Transcribe the records below from the first line to the line that includes "33, 27, 28, 26, 30, 31, 31]", inclusive, and omit the pictures.

(Charts and diagrams as code)
□ □ □ □ □

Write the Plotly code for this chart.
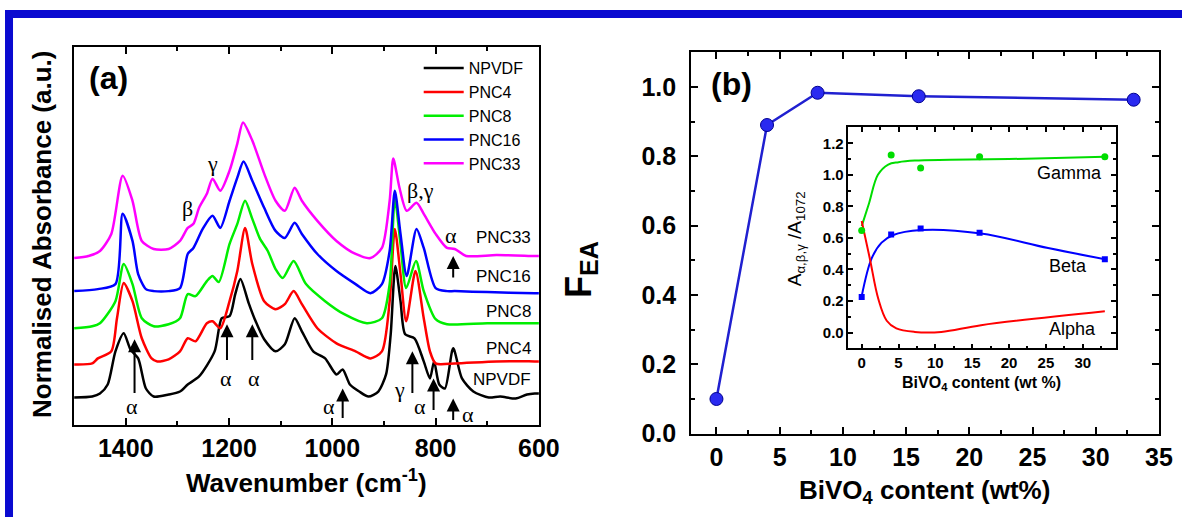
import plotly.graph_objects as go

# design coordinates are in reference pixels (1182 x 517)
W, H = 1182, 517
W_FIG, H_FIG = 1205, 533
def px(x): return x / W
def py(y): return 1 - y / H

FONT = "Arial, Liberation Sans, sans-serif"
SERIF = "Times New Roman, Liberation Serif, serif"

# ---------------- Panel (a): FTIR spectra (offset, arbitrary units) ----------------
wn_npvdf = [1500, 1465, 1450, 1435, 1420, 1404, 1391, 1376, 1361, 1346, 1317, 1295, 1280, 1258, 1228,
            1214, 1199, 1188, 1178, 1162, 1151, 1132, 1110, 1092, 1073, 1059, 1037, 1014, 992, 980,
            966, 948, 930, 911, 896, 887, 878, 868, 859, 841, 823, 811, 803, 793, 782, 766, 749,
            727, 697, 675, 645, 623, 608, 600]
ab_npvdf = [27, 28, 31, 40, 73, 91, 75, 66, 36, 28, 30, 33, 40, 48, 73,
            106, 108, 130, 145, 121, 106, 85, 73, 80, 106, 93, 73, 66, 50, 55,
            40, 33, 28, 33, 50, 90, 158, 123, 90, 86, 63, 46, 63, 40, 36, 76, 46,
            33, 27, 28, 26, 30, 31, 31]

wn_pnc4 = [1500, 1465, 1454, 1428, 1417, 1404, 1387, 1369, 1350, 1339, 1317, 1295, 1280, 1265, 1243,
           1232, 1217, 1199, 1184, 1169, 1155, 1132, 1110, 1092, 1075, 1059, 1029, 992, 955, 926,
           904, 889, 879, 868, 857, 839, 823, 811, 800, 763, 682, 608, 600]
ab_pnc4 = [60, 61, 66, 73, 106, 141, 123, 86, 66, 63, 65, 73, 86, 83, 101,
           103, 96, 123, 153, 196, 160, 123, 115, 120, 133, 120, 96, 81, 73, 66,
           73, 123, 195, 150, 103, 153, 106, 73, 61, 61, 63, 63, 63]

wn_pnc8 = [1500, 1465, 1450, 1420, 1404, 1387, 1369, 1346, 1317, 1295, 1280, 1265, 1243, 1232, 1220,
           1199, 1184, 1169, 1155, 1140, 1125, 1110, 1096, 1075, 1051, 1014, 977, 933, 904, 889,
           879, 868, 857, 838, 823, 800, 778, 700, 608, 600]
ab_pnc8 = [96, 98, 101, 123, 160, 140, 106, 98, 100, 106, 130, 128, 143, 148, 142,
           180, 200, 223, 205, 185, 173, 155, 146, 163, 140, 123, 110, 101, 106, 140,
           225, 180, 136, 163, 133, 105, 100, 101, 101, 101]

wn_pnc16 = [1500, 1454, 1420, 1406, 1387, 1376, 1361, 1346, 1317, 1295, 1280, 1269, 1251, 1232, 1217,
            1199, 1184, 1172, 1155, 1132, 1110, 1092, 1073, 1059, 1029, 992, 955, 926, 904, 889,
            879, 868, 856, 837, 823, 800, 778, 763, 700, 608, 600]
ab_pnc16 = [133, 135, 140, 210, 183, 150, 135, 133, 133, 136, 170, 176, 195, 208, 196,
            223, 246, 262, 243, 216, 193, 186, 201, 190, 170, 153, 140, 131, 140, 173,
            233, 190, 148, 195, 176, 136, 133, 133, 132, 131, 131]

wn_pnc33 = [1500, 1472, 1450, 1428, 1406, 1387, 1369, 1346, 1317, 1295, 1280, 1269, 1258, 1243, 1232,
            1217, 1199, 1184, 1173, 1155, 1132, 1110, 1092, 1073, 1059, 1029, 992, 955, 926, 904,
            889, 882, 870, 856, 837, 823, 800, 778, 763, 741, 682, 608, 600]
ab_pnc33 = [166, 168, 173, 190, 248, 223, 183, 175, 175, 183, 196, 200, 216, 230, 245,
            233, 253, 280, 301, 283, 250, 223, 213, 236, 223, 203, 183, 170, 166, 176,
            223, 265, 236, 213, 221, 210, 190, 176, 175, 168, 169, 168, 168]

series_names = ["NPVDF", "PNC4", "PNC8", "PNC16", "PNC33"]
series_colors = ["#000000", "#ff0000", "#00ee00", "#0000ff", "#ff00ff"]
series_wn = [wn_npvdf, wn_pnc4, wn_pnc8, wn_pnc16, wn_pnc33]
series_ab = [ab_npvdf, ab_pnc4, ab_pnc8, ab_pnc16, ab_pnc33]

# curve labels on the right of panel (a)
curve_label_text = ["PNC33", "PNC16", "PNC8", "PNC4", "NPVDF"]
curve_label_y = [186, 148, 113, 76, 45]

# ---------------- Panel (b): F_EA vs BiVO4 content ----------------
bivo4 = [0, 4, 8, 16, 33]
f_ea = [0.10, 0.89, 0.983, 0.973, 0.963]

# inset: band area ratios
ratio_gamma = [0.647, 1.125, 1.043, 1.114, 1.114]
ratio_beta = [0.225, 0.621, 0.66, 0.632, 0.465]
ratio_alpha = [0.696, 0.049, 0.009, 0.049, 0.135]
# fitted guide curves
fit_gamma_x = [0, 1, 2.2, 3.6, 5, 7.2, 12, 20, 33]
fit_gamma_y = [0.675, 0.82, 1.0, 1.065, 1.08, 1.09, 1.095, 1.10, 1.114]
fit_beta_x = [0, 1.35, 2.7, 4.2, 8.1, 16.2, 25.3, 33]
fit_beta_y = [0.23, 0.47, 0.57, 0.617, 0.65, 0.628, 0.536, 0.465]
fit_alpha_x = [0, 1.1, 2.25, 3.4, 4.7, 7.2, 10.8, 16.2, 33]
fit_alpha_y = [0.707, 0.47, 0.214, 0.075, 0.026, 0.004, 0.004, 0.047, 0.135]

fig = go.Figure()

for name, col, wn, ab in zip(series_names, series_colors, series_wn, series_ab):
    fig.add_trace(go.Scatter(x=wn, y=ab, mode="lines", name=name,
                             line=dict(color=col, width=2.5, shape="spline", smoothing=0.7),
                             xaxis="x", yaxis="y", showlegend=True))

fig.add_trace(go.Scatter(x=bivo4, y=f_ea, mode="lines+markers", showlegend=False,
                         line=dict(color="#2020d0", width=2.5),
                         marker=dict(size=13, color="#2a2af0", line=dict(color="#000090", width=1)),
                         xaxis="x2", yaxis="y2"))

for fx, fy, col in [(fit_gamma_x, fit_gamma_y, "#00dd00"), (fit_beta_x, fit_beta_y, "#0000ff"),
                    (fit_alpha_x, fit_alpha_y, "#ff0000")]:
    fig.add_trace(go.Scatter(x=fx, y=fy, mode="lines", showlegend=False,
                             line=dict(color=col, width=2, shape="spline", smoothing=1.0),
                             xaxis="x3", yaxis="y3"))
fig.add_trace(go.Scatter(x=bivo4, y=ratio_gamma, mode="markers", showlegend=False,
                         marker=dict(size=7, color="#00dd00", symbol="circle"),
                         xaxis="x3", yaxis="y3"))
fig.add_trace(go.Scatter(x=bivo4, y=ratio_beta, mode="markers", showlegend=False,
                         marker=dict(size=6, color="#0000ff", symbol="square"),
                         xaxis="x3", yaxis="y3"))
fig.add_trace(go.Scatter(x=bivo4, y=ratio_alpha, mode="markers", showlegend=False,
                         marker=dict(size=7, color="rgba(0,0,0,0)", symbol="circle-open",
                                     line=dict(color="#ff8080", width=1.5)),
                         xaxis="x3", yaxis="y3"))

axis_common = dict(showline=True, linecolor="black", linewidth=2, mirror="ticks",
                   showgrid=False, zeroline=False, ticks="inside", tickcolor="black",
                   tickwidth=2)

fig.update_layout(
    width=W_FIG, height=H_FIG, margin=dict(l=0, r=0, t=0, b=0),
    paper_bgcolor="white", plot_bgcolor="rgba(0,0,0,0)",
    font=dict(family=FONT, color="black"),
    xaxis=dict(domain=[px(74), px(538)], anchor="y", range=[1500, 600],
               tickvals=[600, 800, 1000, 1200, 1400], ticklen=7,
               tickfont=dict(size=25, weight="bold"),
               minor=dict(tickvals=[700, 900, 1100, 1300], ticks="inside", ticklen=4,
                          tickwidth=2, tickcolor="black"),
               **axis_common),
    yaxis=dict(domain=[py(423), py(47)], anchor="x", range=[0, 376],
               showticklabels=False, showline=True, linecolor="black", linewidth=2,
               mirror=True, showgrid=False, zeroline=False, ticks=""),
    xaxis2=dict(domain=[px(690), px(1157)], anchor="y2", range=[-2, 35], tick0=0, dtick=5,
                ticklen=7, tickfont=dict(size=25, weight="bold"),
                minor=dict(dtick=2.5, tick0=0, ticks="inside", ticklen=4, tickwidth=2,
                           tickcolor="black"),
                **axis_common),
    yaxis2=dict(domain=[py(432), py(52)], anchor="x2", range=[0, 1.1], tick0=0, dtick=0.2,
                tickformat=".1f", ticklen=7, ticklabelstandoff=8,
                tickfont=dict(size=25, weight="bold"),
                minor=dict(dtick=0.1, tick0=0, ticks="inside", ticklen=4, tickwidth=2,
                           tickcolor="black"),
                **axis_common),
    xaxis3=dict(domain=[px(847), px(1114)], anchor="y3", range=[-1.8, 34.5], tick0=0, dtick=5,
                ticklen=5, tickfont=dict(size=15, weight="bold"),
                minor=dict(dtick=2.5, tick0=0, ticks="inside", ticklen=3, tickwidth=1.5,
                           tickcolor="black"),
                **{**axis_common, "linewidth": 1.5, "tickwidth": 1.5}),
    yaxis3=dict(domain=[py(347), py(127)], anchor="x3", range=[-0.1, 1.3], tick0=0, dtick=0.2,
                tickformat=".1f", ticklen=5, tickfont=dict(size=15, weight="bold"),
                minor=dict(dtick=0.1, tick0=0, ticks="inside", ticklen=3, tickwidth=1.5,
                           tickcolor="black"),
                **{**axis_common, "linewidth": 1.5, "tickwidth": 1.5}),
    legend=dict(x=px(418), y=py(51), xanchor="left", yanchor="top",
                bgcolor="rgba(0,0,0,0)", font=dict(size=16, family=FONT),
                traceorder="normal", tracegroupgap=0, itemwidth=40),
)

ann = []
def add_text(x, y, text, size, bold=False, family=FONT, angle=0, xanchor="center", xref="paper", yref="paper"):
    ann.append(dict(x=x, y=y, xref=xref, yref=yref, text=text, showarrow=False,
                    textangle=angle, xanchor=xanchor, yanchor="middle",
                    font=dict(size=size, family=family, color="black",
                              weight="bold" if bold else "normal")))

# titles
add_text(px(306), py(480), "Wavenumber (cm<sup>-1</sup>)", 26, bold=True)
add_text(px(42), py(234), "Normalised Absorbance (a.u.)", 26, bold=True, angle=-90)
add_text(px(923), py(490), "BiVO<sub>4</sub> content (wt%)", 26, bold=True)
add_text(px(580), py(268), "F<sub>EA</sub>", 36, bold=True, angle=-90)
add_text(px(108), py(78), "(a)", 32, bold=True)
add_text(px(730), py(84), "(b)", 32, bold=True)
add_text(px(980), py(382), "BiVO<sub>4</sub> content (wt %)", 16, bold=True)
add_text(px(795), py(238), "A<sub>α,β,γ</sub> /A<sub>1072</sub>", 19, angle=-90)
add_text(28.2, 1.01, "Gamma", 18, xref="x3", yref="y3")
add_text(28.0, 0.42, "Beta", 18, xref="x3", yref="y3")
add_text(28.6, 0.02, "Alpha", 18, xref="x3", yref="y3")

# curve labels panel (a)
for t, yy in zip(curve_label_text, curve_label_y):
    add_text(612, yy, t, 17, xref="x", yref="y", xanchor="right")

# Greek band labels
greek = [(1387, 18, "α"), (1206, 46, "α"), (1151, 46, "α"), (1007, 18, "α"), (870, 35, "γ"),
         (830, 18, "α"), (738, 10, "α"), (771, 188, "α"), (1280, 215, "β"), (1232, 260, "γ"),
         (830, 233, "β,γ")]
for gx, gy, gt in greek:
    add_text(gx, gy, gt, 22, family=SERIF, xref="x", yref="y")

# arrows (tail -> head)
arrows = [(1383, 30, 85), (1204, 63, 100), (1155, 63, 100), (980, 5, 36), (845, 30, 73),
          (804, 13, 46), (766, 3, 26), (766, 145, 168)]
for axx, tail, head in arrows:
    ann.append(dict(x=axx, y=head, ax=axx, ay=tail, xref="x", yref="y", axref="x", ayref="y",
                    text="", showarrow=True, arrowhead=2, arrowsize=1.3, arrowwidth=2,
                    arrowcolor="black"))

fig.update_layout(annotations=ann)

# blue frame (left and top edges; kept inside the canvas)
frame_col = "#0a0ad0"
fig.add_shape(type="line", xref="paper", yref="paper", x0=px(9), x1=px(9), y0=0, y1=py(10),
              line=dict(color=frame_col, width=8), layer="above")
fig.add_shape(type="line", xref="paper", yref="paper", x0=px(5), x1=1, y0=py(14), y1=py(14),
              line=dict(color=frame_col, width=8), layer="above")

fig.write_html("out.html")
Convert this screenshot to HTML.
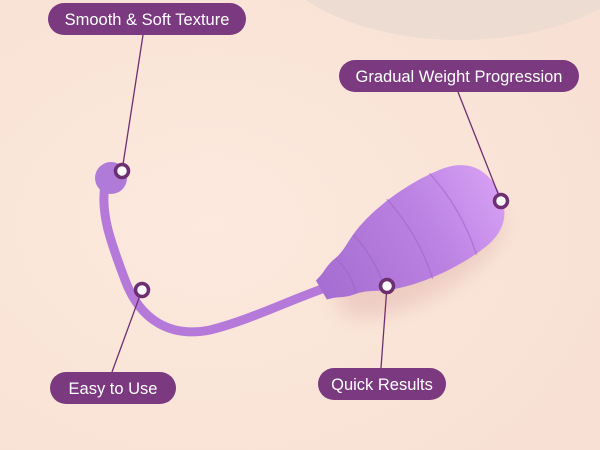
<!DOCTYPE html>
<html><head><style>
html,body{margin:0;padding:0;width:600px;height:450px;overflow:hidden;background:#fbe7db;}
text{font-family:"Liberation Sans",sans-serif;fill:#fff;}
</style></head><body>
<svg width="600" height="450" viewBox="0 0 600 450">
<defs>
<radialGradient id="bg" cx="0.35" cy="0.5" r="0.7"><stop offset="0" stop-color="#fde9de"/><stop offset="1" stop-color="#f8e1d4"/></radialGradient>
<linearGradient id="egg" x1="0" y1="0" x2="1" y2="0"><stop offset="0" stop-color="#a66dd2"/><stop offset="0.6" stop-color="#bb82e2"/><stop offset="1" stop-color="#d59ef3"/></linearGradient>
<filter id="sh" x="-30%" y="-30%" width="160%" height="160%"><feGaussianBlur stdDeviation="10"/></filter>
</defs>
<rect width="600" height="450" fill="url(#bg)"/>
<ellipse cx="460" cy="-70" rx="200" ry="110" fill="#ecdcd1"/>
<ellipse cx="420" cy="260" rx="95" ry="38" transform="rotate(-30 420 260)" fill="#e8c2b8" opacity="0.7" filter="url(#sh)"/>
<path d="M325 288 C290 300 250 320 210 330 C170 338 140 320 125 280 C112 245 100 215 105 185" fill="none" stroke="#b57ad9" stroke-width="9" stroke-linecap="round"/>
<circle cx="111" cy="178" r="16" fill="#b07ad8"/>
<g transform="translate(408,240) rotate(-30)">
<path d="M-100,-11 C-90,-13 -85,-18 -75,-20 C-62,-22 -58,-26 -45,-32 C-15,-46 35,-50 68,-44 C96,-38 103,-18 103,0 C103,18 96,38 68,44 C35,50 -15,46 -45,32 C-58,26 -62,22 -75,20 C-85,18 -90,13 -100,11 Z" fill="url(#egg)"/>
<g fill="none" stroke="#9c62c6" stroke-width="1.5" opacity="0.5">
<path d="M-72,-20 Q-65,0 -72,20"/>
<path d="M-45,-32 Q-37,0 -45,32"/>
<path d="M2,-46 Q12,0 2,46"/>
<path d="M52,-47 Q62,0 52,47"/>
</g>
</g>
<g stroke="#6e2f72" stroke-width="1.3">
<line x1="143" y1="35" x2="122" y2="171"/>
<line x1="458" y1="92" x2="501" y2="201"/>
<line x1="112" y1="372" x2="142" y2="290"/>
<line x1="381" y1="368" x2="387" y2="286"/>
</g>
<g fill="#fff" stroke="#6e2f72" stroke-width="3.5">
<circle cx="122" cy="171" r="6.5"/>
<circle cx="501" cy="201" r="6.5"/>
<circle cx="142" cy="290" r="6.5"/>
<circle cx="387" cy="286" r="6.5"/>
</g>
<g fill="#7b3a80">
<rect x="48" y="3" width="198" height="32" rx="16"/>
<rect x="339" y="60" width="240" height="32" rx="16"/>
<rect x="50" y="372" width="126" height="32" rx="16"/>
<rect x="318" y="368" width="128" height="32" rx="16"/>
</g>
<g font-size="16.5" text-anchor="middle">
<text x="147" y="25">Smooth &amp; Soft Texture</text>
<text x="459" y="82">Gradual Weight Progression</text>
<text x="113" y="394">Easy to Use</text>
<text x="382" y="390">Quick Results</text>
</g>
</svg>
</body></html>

□ □ □ □ □

The solution =>
Write the Plotly code for this chart.
import plotly.graph_objects as go

# design coordinates are in reference pixels (1182 x 517)
W, H = 1182, 517
W_FIG, H_FIG = 1205, 533
def px(x): return x / W
def py(y): return 1 - y / H

FONT = "Arial, Liberation Sans, sans-serif"
SERIF = "Times New Roman, Liberation Serif, serif"

# ---------------- Panel (a): FTIR spectra (offset, arbitrary units) ----------------
wn_npvdf = [1500, 1465, 1450, 1435, 1420, 1404, 1391, 1376, 1361, 1346, 1317, 1295, 1280, 1258, 1228,
            1214, 1199, 1188, 1178, 1162, 1151, 1132, 1110, 1092, 1073, 1059, 1037, 1014, 992, 980,
            966, 948, 930, 911, 896, 887, 878, 868, 859, 841, 823, 811, 803, 793, 782, 766, 749,
            727, 697, 675, 645, 623, 608, 600]
ab_npvdf = [27, 28, 31, 40, 73, 91, 75, 66, 36, 28, 30, 33, 40, 48, 73,
            106, 108, 130, 145, 121, 106, 85, 73, 80, 106, 93, 73, 66, 50, 55,
            40, 33, 28, 33, 50, 90, 158, 123, 90, 86, 63, 46, 63, 40, 36, 76, 46,
            33, 27, 28, 26, 30, 31, 31]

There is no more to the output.